• DATA LINES:

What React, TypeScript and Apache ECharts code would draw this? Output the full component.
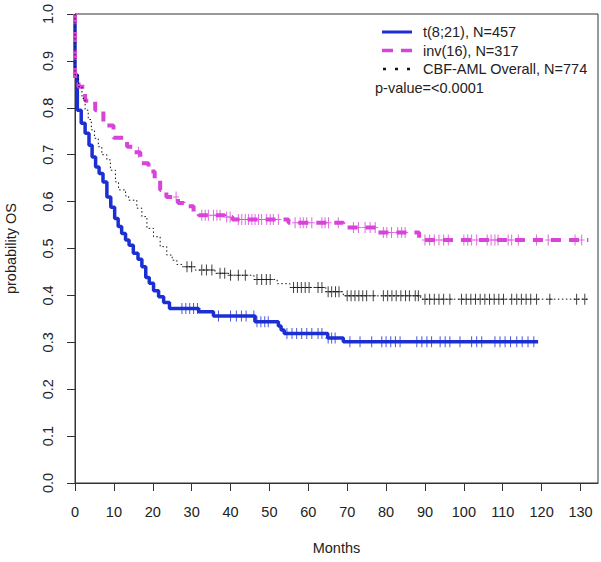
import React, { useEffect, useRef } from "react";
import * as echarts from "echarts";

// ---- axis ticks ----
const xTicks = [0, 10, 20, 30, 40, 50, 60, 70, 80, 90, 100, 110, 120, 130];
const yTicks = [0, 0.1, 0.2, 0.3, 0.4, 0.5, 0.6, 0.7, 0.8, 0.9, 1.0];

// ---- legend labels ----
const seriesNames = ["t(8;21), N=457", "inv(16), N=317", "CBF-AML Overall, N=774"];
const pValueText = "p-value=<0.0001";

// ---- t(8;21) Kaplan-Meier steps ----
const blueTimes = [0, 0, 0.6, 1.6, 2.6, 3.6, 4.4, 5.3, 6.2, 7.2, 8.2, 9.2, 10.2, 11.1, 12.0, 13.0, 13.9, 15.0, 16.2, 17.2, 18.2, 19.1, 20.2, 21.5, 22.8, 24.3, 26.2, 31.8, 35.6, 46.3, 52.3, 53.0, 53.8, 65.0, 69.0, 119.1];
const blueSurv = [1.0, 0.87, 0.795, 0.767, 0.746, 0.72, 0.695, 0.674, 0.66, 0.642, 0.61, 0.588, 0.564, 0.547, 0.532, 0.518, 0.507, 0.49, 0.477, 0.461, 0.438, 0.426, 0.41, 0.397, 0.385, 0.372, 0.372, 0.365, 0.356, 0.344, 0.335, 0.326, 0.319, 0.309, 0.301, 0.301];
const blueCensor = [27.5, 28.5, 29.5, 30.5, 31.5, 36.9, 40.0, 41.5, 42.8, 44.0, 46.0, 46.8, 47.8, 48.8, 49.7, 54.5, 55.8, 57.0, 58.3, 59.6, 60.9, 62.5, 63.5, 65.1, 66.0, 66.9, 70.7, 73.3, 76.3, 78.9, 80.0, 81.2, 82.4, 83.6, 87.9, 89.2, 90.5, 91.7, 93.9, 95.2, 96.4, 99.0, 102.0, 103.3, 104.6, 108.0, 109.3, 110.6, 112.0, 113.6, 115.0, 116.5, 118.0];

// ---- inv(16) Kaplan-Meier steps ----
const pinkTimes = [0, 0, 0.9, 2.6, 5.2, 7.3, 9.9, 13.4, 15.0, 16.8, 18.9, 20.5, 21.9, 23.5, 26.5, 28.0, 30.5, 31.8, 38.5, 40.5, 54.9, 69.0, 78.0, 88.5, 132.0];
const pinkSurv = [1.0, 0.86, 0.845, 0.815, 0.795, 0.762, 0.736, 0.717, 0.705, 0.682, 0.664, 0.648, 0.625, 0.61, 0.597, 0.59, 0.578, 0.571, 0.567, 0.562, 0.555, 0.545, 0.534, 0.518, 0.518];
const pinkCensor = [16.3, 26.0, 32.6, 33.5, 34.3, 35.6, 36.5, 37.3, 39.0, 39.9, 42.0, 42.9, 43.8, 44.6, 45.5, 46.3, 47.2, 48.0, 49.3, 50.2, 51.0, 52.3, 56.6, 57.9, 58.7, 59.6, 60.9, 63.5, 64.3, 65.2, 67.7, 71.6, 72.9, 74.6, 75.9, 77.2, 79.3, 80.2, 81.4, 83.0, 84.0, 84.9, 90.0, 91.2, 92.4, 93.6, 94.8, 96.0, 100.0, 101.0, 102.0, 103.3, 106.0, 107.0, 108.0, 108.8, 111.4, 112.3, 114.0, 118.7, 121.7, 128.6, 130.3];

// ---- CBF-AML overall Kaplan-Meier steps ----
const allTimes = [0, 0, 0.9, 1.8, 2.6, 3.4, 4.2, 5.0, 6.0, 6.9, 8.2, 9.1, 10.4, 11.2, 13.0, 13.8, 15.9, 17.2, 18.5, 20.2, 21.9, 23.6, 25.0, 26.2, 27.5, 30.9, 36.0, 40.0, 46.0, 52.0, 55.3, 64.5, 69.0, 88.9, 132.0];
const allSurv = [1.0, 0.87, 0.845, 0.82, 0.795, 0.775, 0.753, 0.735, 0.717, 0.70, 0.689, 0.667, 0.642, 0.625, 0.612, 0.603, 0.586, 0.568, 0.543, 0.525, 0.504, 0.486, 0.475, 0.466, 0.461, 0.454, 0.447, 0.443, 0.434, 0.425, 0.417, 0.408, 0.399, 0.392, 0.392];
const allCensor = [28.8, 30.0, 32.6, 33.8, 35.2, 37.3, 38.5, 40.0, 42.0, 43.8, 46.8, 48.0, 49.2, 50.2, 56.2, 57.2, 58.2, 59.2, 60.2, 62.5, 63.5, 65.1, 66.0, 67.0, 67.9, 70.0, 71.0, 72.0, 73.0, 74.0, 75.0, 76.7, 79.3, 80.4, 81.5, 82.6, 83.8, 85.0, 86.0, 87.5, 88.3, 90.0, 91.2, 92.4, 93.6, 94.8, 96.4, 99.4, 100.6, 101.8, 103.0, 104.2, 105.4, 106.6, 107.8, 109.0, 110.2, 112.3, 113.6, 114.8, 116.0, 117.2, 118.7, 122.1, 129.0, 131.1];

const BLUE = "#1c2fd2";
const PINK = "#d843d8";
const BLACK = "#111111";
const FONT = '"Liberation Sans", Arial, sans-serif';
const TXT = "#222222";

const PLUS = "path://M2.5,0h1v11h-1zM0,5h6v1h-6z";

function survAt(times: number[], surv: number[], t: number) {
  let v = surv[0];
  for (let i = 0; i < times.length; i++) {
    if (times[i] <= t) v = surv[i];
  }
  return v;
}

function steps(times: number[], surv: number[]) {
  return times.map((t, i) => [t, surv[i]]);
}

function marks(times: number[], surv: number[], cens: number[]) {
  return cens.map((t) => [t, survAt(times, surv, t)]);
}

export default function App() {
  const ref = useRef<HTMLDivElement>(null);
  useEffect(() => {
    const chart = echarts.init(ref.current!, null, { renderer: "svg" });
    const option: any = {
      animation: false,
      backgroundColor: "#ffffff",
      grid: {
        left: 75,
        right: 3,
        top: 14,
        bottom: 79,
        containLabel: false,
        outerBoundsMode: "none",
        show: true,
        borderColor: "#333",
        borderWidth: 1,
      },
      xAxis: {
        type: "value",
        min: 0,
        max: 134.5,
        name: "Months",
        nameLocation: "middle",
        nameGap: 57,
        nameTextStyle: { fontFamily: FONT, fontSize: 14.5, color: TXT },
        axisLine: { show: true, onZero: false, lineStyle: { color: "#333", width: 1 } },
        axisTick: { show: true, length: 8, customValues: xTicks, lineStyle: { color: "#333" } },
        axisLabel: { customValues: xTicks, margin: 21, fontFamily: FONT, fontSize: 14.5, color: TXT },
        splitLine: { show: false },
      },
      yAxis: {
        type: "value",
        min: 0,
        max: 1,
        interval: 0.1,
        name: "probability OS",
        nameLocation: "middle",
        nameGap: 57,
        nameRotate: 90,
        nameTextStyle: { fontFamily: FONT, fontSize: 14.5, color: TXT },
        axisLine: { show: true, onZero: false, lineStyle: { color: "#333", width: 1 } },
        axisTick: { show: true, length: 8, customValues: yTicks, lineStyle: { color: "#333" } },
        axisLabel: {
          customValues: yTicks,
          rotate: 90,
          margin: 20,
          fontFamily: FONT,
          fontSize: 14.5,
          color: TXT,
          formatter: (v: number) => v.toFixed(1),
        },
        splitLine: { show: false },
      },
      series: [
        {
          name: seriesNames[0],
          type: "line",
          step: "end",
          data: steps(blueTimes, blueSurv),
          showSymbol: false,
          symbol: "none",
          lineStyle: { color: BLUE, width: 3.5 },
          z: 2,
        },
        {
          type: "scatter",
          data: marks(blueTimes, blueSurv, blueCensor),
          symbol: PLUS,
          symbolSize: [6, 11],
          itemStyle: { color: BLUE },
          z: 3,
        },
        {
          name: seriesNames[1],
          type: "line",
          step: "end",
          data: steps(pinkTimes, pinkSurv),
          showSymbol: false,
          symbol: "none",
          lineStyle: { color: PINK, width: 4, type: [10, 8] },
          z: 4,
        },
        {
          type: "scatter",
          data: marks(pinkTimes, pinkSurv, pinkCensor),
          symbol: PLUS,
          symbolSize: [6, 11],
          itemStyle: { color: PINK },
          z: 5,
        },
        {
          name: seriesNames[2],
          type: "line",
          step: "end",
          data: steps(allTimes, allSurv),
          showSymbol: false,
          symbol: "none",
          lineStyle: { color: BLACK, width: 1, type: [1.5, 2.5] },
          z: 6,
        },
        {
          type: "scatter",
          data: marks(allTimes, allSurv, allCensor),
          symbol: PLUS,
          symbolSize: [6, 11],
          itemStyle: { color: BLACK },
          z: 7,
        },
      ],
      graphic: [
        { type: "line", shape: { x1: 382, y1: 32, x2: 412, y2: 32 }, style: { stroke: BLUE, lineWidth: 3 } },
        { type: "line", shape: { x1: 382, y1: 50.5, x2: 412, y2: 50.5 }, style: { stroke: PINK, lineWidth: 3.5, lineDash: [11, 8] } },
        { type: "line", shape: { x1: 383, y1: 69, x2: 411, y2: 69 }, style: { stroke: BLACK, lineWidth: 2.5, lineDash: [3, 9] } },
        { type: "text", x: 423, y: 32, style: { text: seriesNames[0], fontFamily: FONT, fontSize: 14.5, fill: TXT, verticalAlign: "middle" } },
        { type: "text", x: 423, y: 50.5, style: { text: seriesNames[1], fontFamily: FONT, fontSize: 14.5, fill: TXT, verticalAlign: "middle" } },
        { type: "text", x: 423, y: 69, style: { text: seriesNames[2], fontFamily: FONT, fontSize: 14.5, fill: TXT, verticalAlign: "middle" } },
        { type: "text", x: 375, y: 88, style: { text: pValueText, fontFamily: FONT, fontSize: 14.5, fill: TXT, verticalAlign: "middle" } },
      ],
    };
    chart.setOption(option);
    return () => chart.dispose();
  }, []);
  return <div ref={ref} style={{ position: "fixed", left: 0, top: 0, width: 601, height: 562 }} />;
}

• YOUR OBJECTIVE:
From the top of the listing above, repeat each line exactly until you reach the line containing "import * as", and repeat that one too. Leave the pictures out.

• SOLUTION TO THIS EXERCISE:
What React, TypeScript and Apache ECharts code would draw this? Output the full component.
import React, { useEffect, useRef } from "react";
import * as echarts from "echarts";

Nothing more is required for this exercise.